[start of MATERIAL PROVIDED]

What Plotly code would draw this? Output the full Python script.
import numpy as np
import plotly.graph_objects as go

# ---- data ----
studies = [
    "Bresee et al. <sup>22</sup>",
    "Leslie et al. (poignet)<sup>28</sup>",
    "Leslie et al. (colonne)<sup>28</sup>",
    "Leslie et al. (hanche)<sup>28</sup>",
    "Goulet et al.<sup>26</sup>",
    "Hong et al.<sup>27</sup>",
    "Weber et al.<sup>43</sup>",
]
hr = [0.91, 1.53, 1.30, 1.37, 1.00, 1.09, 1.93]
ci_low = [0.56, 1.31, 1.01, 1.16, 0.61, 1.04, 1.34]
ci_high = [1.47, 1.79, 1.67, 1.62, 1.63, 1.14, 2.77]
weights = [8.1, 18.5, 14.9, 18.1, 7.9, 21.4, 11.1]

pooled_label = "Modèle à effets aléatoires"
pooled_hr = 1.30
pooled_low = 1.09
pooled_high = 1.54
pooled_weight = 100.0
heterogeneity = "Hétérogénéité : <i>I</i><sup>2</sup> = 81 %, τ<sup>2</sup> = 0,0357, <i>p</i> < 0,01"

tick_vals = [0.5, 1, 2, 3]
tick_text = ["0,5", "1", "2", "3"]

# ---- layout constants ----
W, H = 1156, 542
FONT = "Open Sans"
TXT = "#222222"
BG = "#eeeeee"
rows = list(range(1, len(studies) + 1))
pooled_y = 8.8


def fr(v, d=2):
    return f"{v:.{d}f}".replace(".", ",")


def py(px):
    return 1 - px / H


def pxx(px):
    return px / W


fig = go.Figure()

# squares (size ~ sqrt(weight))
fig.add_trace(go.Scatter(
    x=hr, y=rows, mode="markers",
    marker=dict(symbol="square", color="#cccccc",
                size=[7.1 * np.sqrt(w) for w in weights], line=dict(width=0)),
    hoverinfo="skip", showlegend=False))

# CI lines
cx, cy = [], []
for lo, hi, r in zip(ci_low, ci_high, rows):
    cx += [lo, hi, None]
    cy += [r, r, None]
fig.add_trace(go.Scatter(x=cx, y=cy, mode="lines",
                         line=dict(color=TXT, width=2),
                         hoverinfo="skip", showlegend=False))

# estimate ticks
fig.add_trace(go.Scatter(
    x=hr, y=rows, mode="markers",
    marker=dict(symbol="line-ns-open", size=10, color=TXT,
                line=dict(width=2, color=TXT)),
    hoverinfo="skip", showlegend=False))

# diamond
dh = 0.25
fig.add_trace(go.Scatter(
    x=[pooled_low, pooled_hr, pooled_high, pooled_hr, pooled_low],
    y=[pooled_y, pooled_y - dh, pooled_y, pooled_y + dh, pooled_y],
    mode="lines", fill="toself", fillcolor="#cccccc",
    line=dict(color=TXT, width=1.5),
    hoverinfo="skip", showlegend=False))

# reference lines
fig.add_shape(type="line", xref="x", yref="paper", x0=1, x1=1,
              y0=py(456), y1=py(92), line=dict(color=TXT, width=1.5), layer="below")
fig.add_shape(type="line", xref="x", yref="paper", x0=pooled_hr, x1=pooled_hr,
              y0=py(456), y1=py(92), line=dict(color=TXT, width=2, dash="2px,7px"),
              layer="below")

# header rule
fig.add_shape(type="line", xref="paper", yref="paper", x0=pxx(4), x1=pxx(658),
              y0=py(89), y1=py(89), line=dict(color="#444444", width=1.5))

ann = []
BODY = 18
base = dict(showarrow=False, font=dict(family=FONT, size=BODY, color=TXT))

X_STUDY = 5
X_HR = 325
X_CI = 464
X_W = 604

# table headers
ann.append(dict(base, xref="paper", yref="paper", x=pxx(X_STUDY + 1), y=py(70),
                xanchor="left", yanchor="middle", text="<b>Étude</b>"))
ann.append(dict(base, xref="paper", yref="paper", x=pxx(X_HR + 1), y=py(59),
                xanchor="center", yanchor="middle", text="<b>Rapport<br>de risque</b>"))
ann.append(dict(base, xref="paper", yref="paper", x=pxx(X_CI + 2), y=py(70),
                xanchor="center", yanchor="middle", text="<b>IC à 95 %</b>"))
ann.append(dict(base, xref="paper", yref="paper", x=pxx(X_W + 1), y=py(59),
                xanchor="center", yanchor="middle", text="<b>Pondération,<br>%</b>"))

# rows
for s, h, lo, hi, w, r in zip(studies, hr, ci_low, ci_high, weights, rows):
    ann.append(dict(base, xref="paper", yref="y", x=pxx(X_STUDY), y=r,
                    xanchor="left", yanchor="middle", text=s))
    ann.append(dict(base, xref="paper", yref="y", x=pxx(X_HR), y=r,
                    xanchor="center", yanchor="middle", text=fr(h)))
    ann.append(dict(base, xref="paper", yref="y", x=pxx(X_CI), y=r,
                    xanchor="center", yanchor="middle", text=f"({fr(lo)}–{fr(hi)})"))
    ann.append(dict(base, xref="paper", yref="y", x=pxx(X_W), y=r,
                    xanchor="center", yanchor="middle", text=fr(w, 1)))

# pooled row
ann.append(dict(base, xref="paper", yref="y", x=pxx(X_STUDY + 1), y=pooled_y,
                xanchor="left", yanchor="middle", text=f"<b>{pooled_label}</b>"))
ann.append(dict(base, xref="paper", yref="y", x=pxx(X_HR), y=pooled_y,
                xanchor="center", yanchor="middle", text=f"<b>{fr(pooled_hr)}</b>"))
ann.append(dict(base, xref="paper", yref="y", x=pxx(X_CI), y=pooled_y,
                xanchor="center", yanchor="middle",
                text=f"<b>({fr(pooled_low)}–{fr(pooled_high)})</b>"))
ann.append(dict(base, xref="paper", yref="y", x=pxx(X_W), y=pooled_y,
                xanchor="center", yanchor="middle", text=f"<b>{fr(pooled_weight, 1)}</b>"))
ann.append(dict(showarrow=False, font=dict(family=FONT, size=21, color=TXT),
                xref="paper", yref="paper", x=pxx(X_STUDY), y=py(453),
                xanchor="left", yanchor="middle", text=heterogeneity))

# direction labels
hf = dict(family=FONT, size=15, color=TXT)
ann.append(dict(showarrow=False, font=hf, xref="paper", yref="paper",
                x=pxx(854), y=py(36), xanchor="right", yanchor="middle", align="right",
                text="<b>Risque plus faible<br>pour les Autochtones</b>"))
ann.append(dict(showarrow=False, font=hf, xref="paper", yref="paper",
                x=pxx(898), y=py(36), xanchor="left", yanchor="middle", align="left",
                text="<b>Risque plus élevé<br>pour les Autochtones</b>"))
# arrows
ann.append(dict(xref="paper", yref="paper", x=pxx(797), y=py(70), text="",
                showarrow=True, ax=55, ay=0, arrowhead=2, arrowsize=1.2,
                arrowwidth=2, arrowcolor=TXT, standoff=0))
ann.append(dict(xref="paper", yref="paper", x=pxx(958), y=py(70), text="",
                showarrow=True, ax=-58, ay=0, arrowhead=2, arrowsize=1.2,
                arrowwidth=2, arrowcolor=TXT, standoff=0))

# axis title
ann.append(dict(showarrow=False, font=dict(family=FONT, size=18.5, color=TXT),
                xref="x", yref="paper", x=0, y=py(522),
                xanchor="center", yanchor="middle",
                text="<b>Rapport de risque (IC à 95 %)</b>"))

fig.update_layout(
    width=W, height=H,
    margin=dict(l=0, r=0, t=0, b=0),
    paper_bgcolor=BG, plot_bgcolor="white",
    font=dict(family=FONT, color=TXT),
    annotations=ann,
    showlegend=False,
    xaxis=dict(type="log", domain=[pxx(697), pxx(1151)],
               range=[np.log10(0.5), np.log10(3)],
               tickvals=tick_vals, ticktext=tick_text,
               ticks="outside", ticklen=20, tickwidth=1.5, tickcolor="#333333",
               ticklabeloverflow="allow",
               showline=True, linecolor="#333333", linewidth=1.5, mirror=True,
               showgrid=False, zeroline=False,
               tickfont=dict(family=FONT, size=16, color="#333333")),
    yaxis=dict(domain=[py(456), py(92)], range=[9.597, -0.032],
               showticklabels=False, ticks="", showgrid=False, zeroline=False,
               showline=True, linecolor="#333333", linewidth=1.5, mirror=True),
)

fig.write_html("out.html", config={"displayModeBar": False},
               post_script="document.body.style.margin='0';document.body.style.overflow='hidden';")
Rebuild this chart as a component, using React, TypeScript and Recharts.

[end of MATERIAL PROVIDED]

> _INSTRUCTIONS TO FOLLOW_
Identify how many lines in the entries above contain the word "this" and provide only that figure.

> _WORKED SOLUTION_
2